When receiving the bar overhead to complete a successful snatch, the bar must be pulled to a "Critical Pulling Height Distance". If the bar does not reach this height, a successful lift is impossible.

Now, when a lifter does snatch pulls in his/ her training, it behooves that lifter to try and achieve that "Critical Pulling Height Distance" on each rep of their pulls. Thus to achieve this height consistently, a height gauge is recommended. And to determine the height that the gauge is set, measure the distance from the platform to the top of the sleeve of the bar, while the lifter is in a full overhead squat ( See the above illustration).

Now, the two above illustrations shows one of my protégés, Bristol Marunde. The top photo shows him in a full overhead squat position. The height of the bar in this position is his "minimum" or "critical pulling height distance". If the upward travel of the bar after a pull stops before this height, the bar can NOT be received at the overhead squat position. Thus the lift will fail! This is the law of inertia, and the only way that this could change is if an addition upward force were applied to the bar later after the momentum of the pull stops, and this is unlikely.
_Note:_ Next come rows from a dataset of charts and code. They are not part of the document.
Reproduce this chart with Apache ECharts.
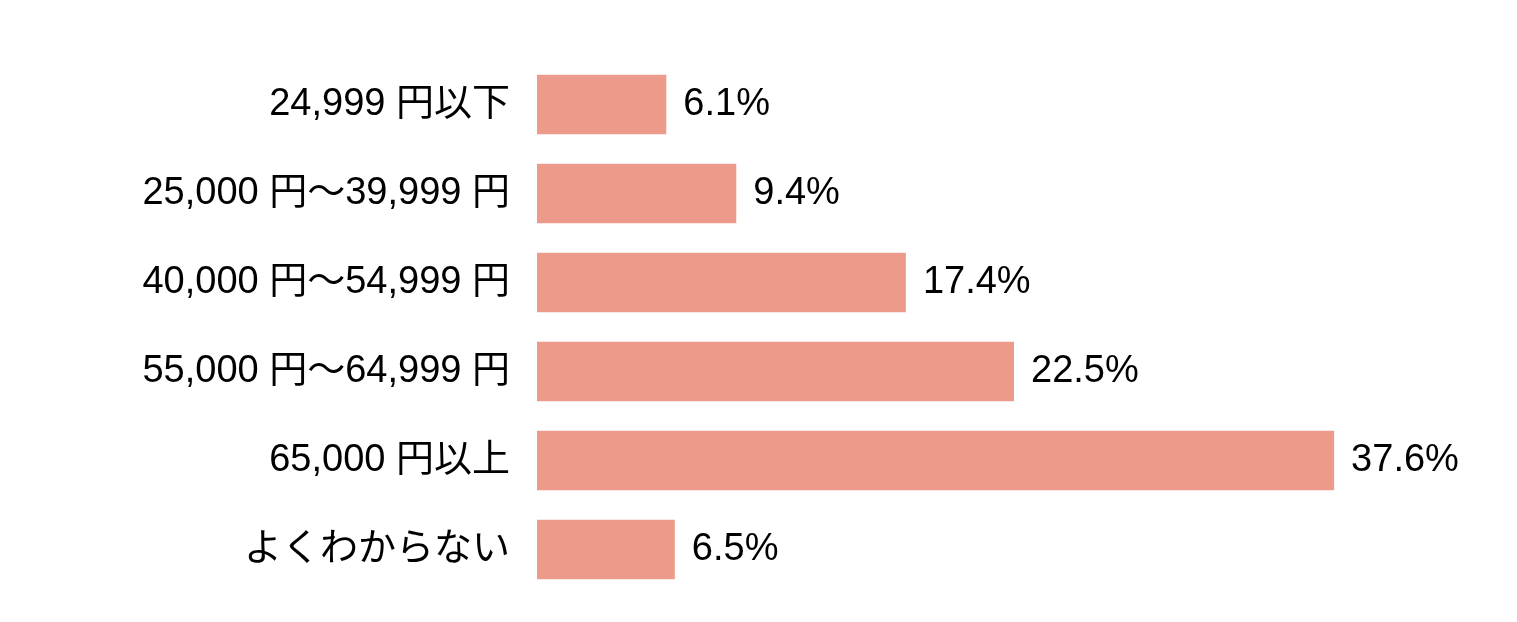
<!DOCTYPE html>
<html>
<head>
<meta charset="utf-8">
<style>
  html, body { margin: 0; padding: 0; background: #fff; }
  #chart { width: 1517px; height: 622px; }
</style>
<script src="https://cdn.jsdelivr.net/npm/echarts@6/dist/echarts.min.js"></script>
</head>
<body>
<div id="chart"></div>
<script>
// 区分（上から順）
var categories = ['24,999 円以下', '25,000 円～39,999 円', '40,000 円～54,999 円', '55,000 円～64,999 円', '65,000 円以上', 'よくわからない'];
// 割合 (%)
var shares = [6.1, 9.4, 17.4, 22.5, 37.6, 6.5];

var chart = echarts.init(document.getElementById('chart'));

var option = {
    backgroundColor: '#ffffff',
    animation: false,
    grid: { left: 537, right: 132, top: 60, bottom: 28, containLabel: false },
    xAxis: {
        type: 'value',
        min: 0,
        max: 40,
        show: false
    },
    yAxis: {
        type: 'category',
        inverse: true,
        data: categories,
        axisLine: { show: false },
        axisTick: { show: false },
        splitLine: { show: false },
        axisLabel: {
            margin: 27,
            color: '#000',
            fontSize: 38,
            fontFamily: '"Liberation Sans", "Noto Sans CJK JP"'
        }
    },
    series: [{
        type: 'bar',
        data: shares,
        barCategoryGap: '33%',
        itemStyle: { color: '#EC9B8B' },
        label: {
            show: true,
            position: 'right',
            distance: 17,
            color: '#000',
            fontSize: 38,
            fontFamily: '"Liberation Sans", "Noto Sans CJK JP"',
            formatter: function (p) { return p.value.toFixed(1) + '%'; }
        }
    }]
};

chart.setOption(option);
</script>
</body>
</html>
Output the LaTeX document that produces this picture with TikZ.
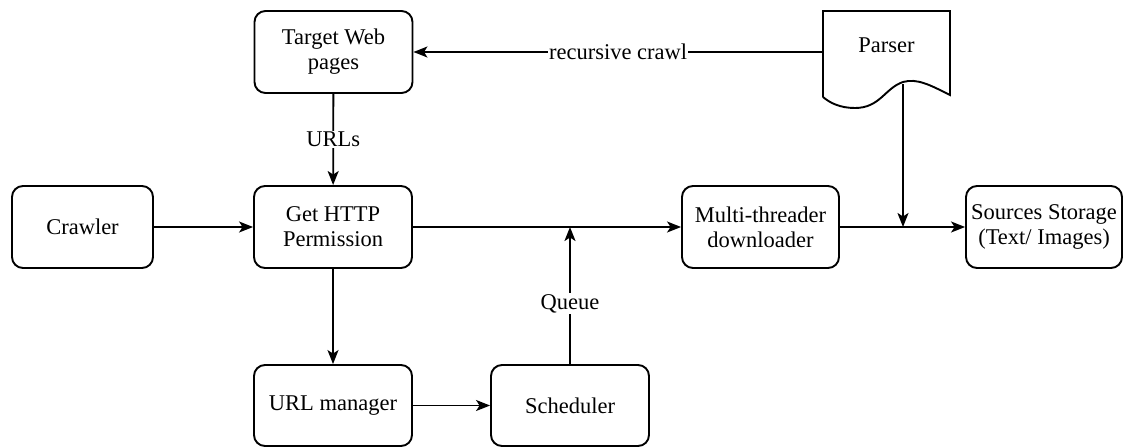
\documentclass[tikz,border=0pt]{standalone}
\usepackage{fontspec}
\setmainfont{Liberation Serif}
\usetikzlibrary{arrows.meta}
\begin{document}
\begin{tikzpicture}[x=1pt,y=-1pt,
  every node/.style={font=\fontsize{22.5}{25}\selectfont, align=center},
  box/.style={draw, line width=1.9pt, rounded corners=11pt, minimum width=158pt, minimum height=82pt, inner sep=0pt},
  conn/.style={line width=1.8pt, -{Stealth[length=14pt,width=11pt,inset=3.5pt]}},
  lbl/.style={fill=white, inner sep=1pt}]
\useasboundingbox (0,0) rectangle (1123,447);
\node[box] (target) at (333.5,52) {Target Web\\pages};
\node[box, minimum width=141pt] (crawler) at (82.5,227) {Crawler};
\node[box] (http) at (333,227) {Get HTTP\\Permission};
\node[box, minimum width=157pt] (multi) at (760.5,227) {Multi-threader\\downloader};
\node[box, minimum width=156pt] (store) at (1044,227) {Sources Storage\\(Text/ Images)};
\node[box, minimum height=81pt] (urlm) at (333,405.5) {URL manager};
\node[box, minimum height=81pt] (sched) at (570,405.5) {Scheduler};
% Parser document shape
\node[minimum width=127pt, minimum height=86pt, inner sep=0pt] (parser) at (886.5,54) {};
\node at (886.5,45) {Parser};
\draw[line width=1.9pt, line join=miter] (823,97) -- (823,11) -- (950,11) -- (950,95)
  .. controls (930,85) and (917,78) .. (903,82)
  .. controls (885,88) and (880,108) .. (855,108)
  .. controls (840,108) and (830,103) .. (823,97);
\coordinate (pbot) at (903,84);
\coordinate (join) at (903,227);
\coordinate (qtop) at (570,227);
% connectors
\draw[conn] (parser.west |- 0,52) -- node[lbl] {recursive crawl} (target.east |- 0,52);
\draw[conn] (target) -- node[lbl, pos=0.5] {URLs} (http);
\draw[conn] (crawler) -- (http);
\draw[conn] (http) -- (multi);
\draw[conn] (multi) -- (store);
\draw[conn] (pbot) -- (join);
\draw[conn] (http) -- (urlm);
\draw[conn] (urlm) -- (sched);
\draw[conn] (sched.north) -- node[lbl, pos=0.44] {Queue} (qtop);
\end{tikzpicture}
\end{document}
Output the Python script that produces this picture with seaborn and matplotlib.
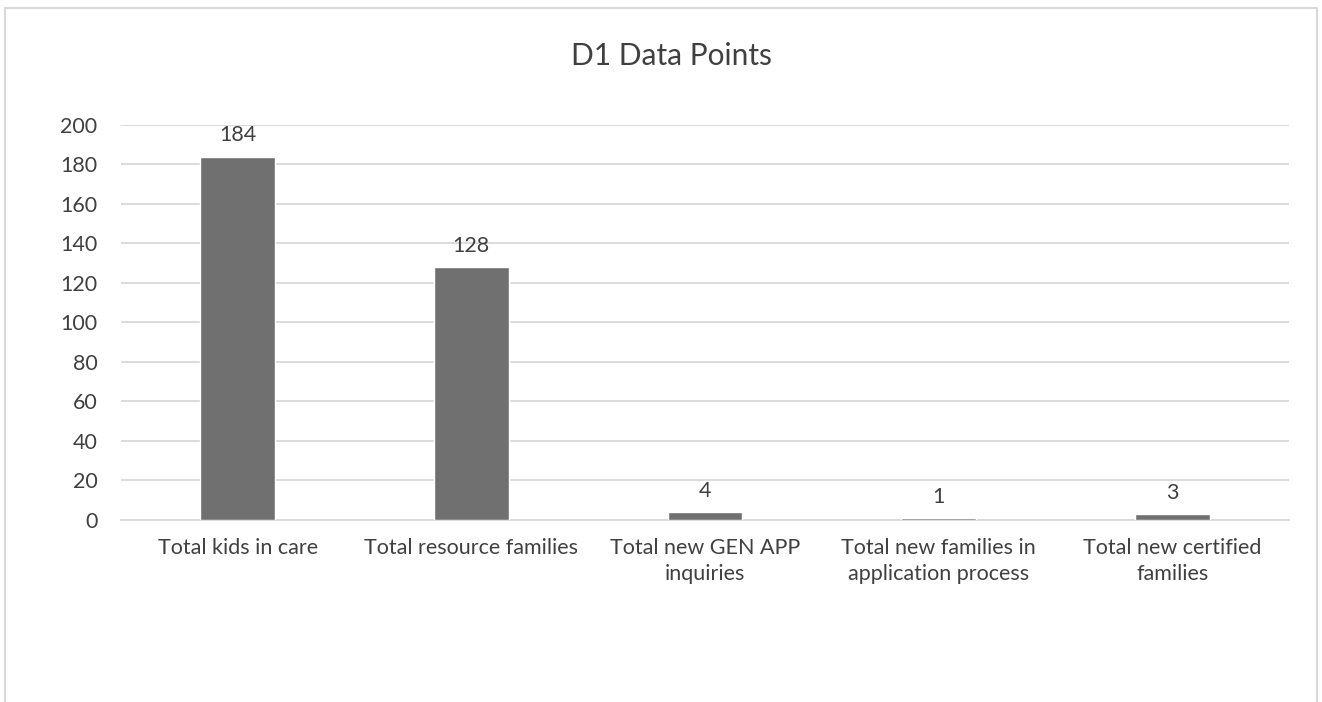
import matplotlib
matplotlib.use("Agg")
import matplotlib.pyplot as plt
from matplotlib.lines import Line2D
import seaborn as sns
import pandas as pd

categories = [
    "Total kids in care",
    "Total resource families",
    "Total new GEN APP\ninquiries",
    "Total new families in\napplication process",
    "Total new certified\nfamilies",
]
values = [184, 128, 4, 1, 3]
y_ticks = [0, 20, 40, 60, 80, 100, 120, 140, 160, 180, 200]

sns.set_theme(style="white")
plt.rcParams["font.family"] = ["Lato", "DejaVu Sans"]

text_color = "#404040"
bar_color = "#707070"
grid_color = "#d9d9d9"

df = pd.DataFrame({"category": categories, "value": values})

fig = plt.figure(figsize=(13.22, 7.02), dpi=100)
ax = fig.add_axes([0.0915, 0.2593, 0.8835, 0.5627])

sns.barplot(data=df, x="category", y="value", color=bar_color,
            saturation=1, width=0.32, ax=ax, zorder=3)

ax.set_ylim(0, 200)
ax.set_yticks(y_ticks)
ax.set_yticklabels([str(t) for t in y_ticks], fontsize=15.5, color=text_color)
ax.set_xticks(range(len(categories)))
ax.set_xticklabels(categories, fontsize=15.5, color=text_color, linespacing=1.4)
ax.tick_params(axis="x", length=0, pad=13)
ax.tick_params(axis="y", length=0, pad=17)
ax.set_xlabel("")
ax.set_ylabel("")
ax.yaxis.grid(True, color=grid_color, linewidth=1.3, zorder=0)
ax.set_axisbelow(True)
for side in ["top", "right", "left"]:
    ax.spines[side].set_visible(False)
ax.spines["bottom"].set_color(grid_color)
ax.spines["bottom"].set_linewidth(1.3)

for container in ax.containers:
    ax.bar_label(container, labels=[str(v) for v in values], padding=8,
                 fontsize=15.5, color=text_color)

fig.text(0.508, 0.92, "D1 Data Points", ha="center", va="center",
         fontsize=21.5, color=text_color)

# chart frame (open at the bottom)
frame_color = "#d9d9d9"
x0, x1, y1 = 5 / 1322, 1317 / 1322, 1 - 8 / 702
fig.add_artist(Line2D([x0, x0, x1, x1], [0, y1, y1, 0],
                      transform=fig.transFigure, color=frame_color, linewidth=1.5))

fig.savefig("out.png", dpi=100, facecolor="white")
Bristol's "Critical Pulling Height Distance" is about 4" above the base of his Sternum. To be more precise, the distance measured from the floor in that overhead squat, or you could say, where the cross bar of the height gauge rests when he stands relaxed beside it.  However, when looking at the second picture of Bristol extending on a snatch pull, the bar appears to only have reached the bottom of his sternum, not the 4" above as was originally measured. The bar is still pulled to that "Critical Pulling Height Distance", it only appears lower because he is fully extended up on his toes.

You will see from the above drawing that the Sternum is situated above the bottom of the center of the rib cage above where the abdominal cavity would be situated. The two above photos show two stages of a snatch, NOT A SNATCH PULL. The first photo on the left shows Bristol in a "full finished extension". The second picture on the right shows him dropping under the bar to receive it in an overhead squat, but you will also notice the bar still continued to elevate higher even after that full finished extension was achieved. This is all because of the momentum of the bar from its initial acceleration.

Now, when practicing snatch pulls, I recommend pulls to the height shown in the picture on the right, NOT the height in the picture on the left. Let the momentum of the bar follow-through. Don't practice cutting your pulls short.